• _What is needed_: Print the material below exactly as it stands, please, from its first line to the line holding "(0,380) rectangle (1024,767);", with no pictures.

• _Data shown_:
'''

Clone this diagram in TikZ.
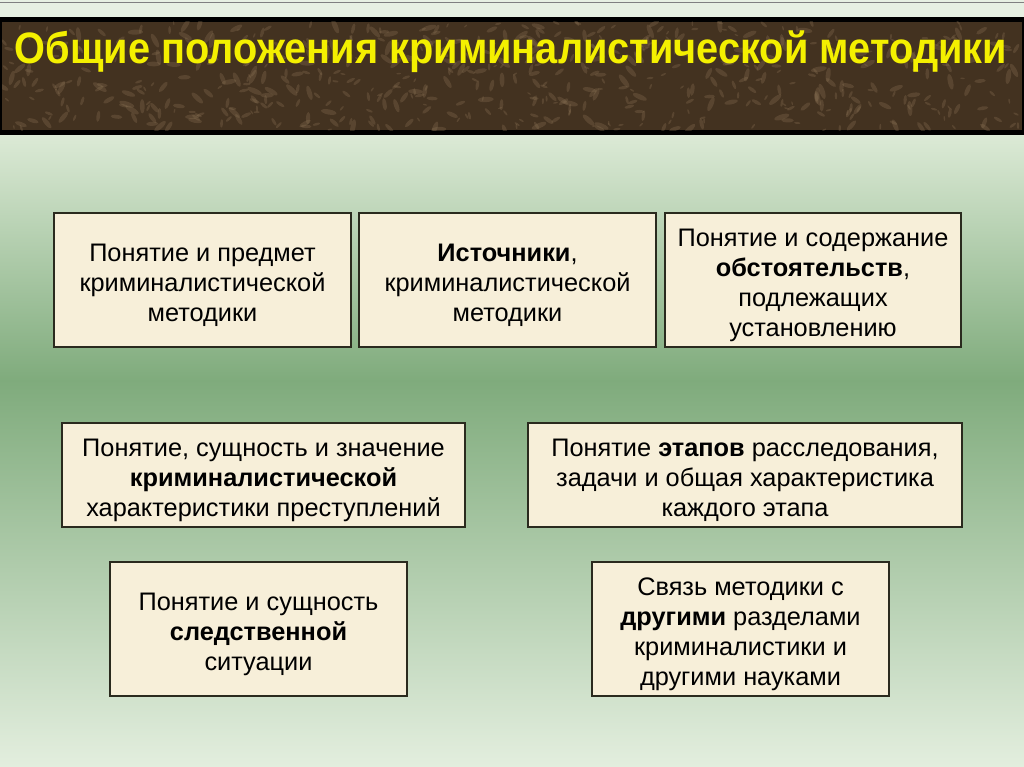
\documentclass[tikz,border=0pt]{standalone}
\usepackage{fontspec}
\setmainfont{Liberation Sans}
\usetikzlibrary{calc}

\definecolor{paleGreen}{HTML}{DCEAD6}
\definecolor{midGreen}{HTML}{7FAB7C}
\definecolor{cream}{HTML}{F7EFD9}
\definecolor{barBrown}{HTML}{433220}
\definecolor{veinBrown}{HTML}{8C7456}
\definecolor{titleYellow}{HTML}{F4F000}
\definecolor{edgeDark}{HTML}{2A2A1E}

\newcommand{\lift}{\rule{0pt}{21.5pt}}
\tikzset{
  topic/.style 2 args={draw=edgeDark, line width=0.9pt, fill=cream,
    minimum width=#1*0.75pt, minimum height=#2*0.75pt, inner sep=0pt,
    align=center, font=\fontsize{19}{22.6}\selectfont},
}

\begin{document}
\begin{tikzpicture}[x=0.75pt,y=-0.75pt]
\useasboundingbox (0,0) rectangle (1024,767);
% background
\fill[paleGreen!70!white] (0,0) rectangle (1024,17);
\draw[gray,thin] (0,2) -- (1024,2);
\shade[top color=paleGreen, bottom color=midGreen] (0,134) rectangle (1024,381);
\shade[top color=midGreen, bottom color=paleGreen!80!white] (0,380) rectangle (1024,767);

% title bar
\fill[black] (0,17) rectangle (1024,135);
\fill[barBrown] (2,22) rectangle (1022,130);
\pgfmathsetseed{7}
\begin{scope}
  \clip (2,22) rectangle (1022,130);
  \foreach \k in {1,...,600} {
    \pgfmathsetmacro{\bx}{1020*rnd}
    \pgfmathsetmacro{\by}{22+108*rnd}
    \pgfmathsetmacro{\br}{1+3*rnd}
    \pgfmathsetmacro{\ba}{180*rnd}
    \fill[veinBrown,opacity=0.3,rotate around={\ba:(\bx,\by)}] (\bx,\by) ellipse ({\br*1.5pt} and {\br*0.5pt});
  }
\end{scope}
\node[text=titleYellow, font=\fontsize{33}{36}\bfseries\selectfont] (title) at (511,52)
  {\resizebox{744pt}{\height}{Общие положения криминалистической методики}};

% topics
\node[topic={297}{134}] (subject) at (202.5,280)
  {\lift Понятие и предмет\\криминалистической\\методики};
\node[topic={297}{134}] (sources) at (507.5,280)
  {\lift\textbf{Источники},\\криминалистической\\методики};
\node[topic={296}{134}] (circumst) at (813,280)
  {\lift Понятие и содержание\\\textbf{обстоятельств},\\подлежащих\\установлению};
\node[topic={403}{104}] (character) at (263.5,475)
  {\lift Понятие, сущность и значение\\\textbf{криминалистической}\\характеристики преступлений};
\node[topic={434}{104}] (stages) at (745,475)
  {\lift Понятие \textbf{этапов} расследования,\\задачи и общая характеристика\\каждого этапа};
\node[topic={297}{134}] (situation) at (258.5,629)
  {\lift Понятие и сущность\\\textbf{следственной}\\ситуации};
\node[topic={297}{134}] (links) at (740.5,629)
  {\lift Связь методики с\\\textbf{другими} разделами\\криминалистики и\\другими науками};
\end{tikzpicture}
\end{document}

'''

• _Task output_:
Clone this diagram in TikZ.
\documentclass[tikz,border=0pt]{standalone}
\usepackage{fontspec}
\setmainfont{Liberation Sans}
\usetikzlibrary{calc}

\definecolor{paleGreen}{HTML}{DCEAD6}
\definecolor{midGreen}{HTML}{7FAB7C}
\definecolor{cream}{HTML}{F7EFD9}
\definecolor{barBrown}{HTML}{433220}
\definecolor{veinBrown}{HTML}{8C7456}
\definecolor{titleYellow}{HTML}{F4F000}
\definecolor{edgeDark}{HTML}{2A2A1E}

\newcommand{\lift}{\rule{0pt}{21.5pt}}
\tikzset{
  topic/.style 2 args={draw=edgeDark, line width=0.9pt, fill=cream,
    minimum width=#1*0.75pt, minimum height=#2*0.75pt, inner sep=0pt,
    align=center, font=\fontsize{19}{22.6}\selectfont},
}

\begin{document}
\begin{tikzpicture}[x=0.75pt,y=-0.75pt]
\useasboundingbox (0,0) rectangle (1024,767);
% background
\fill[paleGreen!70!white] (0,0) rectangle (1024,17);
\draw[gray,thin] (0,2) -- (1024,2);
\shade[top color=paleGreen, bottom color=midGreen] (0,134) rectangle (1024,381);
\shade[top color=midGreen, bottom color=paleGreen!80!white] (0,380) rectangle (1024,767);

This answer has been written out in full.